En véritable homme d’État, Bédié sauve une nouvelle fois la démocratie et la République en lançant l’Appel de Daoukro, le 17 septembre 2014. Cet Appel en faveur d’une candidature unique, celle d’Alassane Ouattara en 2015, n’est pas compris par les « irréductibles » du PDCI. Bédié s’en est longuement expliqué : « C’est un appel de raison. Depuis 2000, les élections en Côte d’Ivoire se sont toujours soldées par de graves troubles et des milliers de morts. Il fallait éviter cela cette fois-ci, d’autant plus que la plupart des acteurs politiques présents lors de ces troubles sont encore actifs sur la scène politique. » Il ajoute : « C’est aussi un appel à la continuité. […] [Ouattara] a ensuite débuté des travaux qui sont désormais visibles de tous et qui valent bien de lui accorder un second mandat. J’ai donc préconisé que tout le monde se rassemble encore une fois autour de lui afin de conforter à la fois la stabilité politique de notre pays et la sécurité des Ivoiriens. » (1)

L’Appel de Daoukro : le choix
de la République ivoirienne, une et indivisible, contre la dérive communautaire et les fractures géographiques ?
L’esprit de l’Houphouëtisme est celui du principe de la citoyenneté et de l’égalité des membres de la République. En ce sens, faire de chaque parti politique le creuset d’un repliement identitaire est contraire à cet esprit. Les valeurs universalistes qui président à la naissance du PDCI-RDA viennent légitimer l’Appel de Daoukro. Ce qui se joue, c’est donc quelque chose de plus important que la politique politicienne, c’est-à-dire l’appropriation du pouvoir par un clan, une ethnie, une zone géographique, c’est la réconciliation nationale. Bédié et Ouattara le savent, eux qui ont traversé les heures les plus sombres de l’histoire récente de la Côte d’Ivoire, soit en occupant les plus hautes responsabilités, soit en étant écartés du pouvoir.
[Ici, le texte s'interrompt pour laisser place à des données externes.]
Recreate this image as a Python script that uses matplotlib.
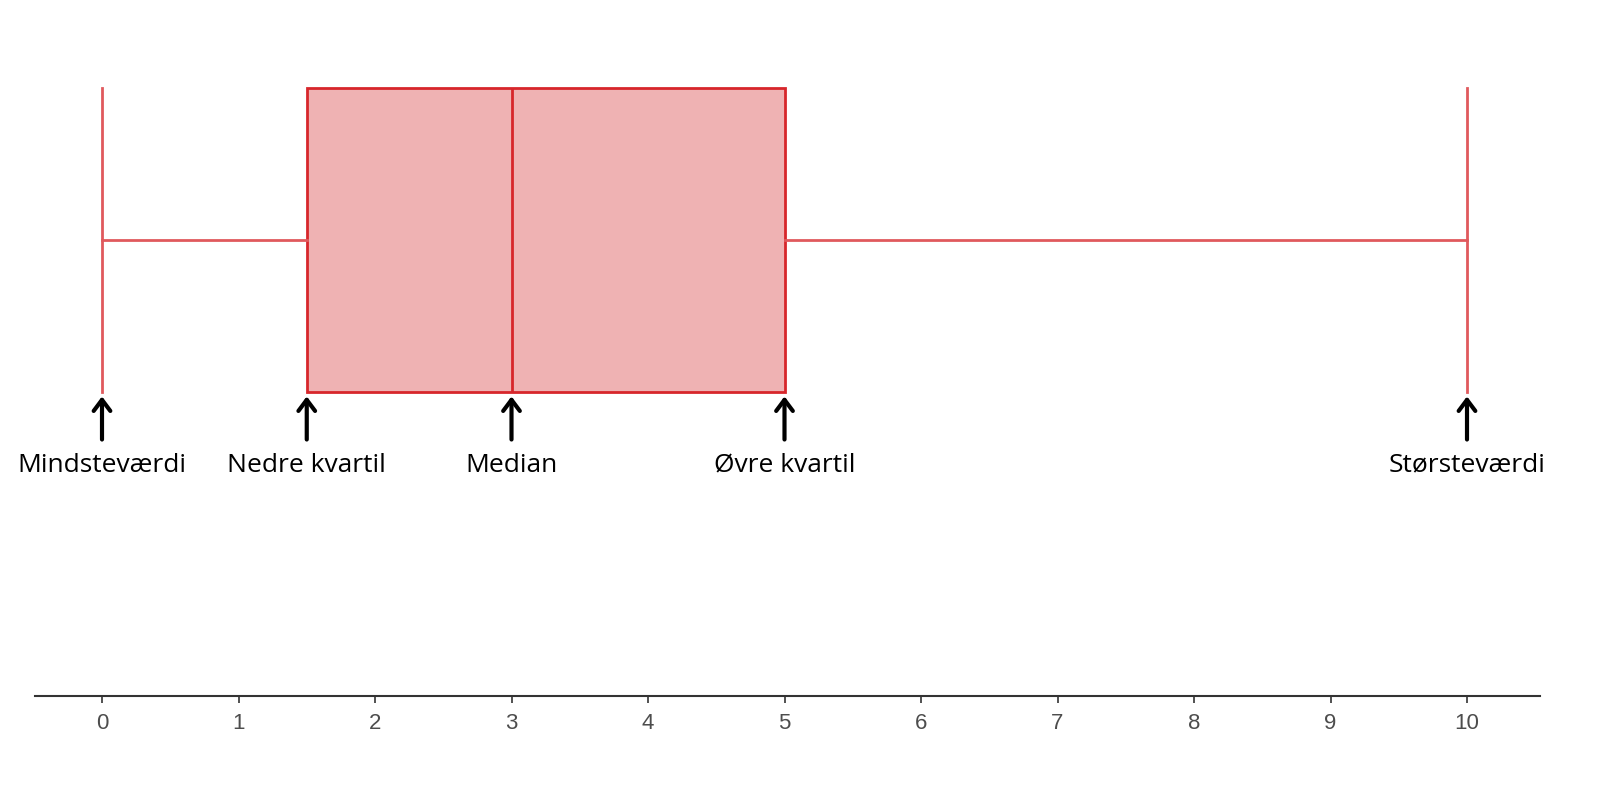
import matplotlib.pyplot as plt

# five-number summary
min_val = 0
q1 = 1.5
median = 3
q3 = 5
max_val = 10

label_values = [min_val, q1, median, q3, max_val]
label_texts = ["Mindsteværdi", "Nedre kvartil", "Median", "Øvre kvartil", "Størsteværdi"]
tick_values = list(range(0, 11))

edge_red = "#D7262B"
whisker_red = "#E0595D"
fill_red = "#EFB2B3"

fig = plt.figure(figsize=(16, 7.91), dpi=100)
# axes in pixel units: left 35, right 1540, bottom at 696 from top
ax = fig.add_axes([35 / 1600, 95 / 791, 1505 / 1600, 696 / 791])
ax.set_xlim(-67 / 136.5, 10 + 73 / 136.5)
ax.set_ylim(0, 1)

box_center = 0.655
box_height = 0.437

stats = [{"whislo": min_val, "q1": q1, "med": median, "q3": q3, "whishi": max_val}]
ax.bxp(stats, positions=[box_center], widths=box_height, capwidths=box_height,
       orientation="horizontal", patch_artist=True, showfliers=False,
       boxprops=dict(facecolor=fill_red, edgecolor=edge_red, linewidth=2),
       medianprops=dict(color=edge_red, linewidth=2),
       whiskerprops=dict(color=whisker_red, linewidth=2),
       capprops=dict(color=whisker_red, linewidth=2))

# arrows and labels under the box
y_tip = box_center - box_height / 2 - 0.006
y_tail = y_tip - 0.062
for v, t in zip(label_values, label_texts):
    ax.annotate("", xy=(v, y_tip), xytext=(v, y_tail),
                arrowprops=dict(arrowstyle="->,head_length=0.4,head_width=0.3",
                                color="black", lw=3, shrinkA=0, shrinkB=0,
                                mutation_scale=20))
    ax.text(v, 0.322, t, ha="center", va="baseline", fontsize=19,
            family="Open Sans", color="black")

ax.set_xticks(tick_values)
ax.set_xticklabels([str(t) for t in tick_values], fontsize=16,
                   family="Liberation Sans", color="#4D4D4D")
ax.tick_params(axis="x", length=5, width=1.2, color="#333333", pad=7)
ax.set_yticks([])
for s in ["top", "left", "right"]:
    ax.spines[s].set_visible(False)
ax.spines["bottom"].set_color("#333333")
ax.spines["bottom"].set_linewidth(1.5)

fig.savefig("out.png", dpi=100)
Ne minimisons pas ce deuxième anniversaire de l’Appel de Daoukro, si nous voulons en comprendre tout le sens et la portée. L’Appel de Daoukro dit autre chose que ce simple constat : il faut laisser le pouvoir à celui qui construit des ponts et des routes, réhabilite les universités et les hôpitaux. Il s’agit de retrouver l’esprit de l’Houphouétisme en discréditant les stratégies électoralistes qui oublient l’intérêt supérieur de la nation dans le seul but de satisfaire les ambitions personnelles. L’esprit de l’houphouétisme, c’est la légitimité de l’administration contre les fractures identitaires et géographiques. C’est aussi l’esprit de l’Appel de Daoukro lancé par un Bédié qui a toujours été un pacifiste, comme Houphouët-Boigny.
Cela dit, le RHDP ne peut pas être un instrument d’appropriation du pouvoir par deux « vieux ennemis » aujourd’hui réconciliés. L’opposition doit vivre et exister à travers un programme républicain qu’elle proposera. Le RHDP doit créer les conditions d’une succession apaisée en 2020, même si les pièges de la vieille politique politicienne sont toujours là ; se réclamant même souvent de l’Houphouétisme pour mieux en trahir l’esprit.

(1)Interview accordée à Jeune Afrique, 23 octobre 2015.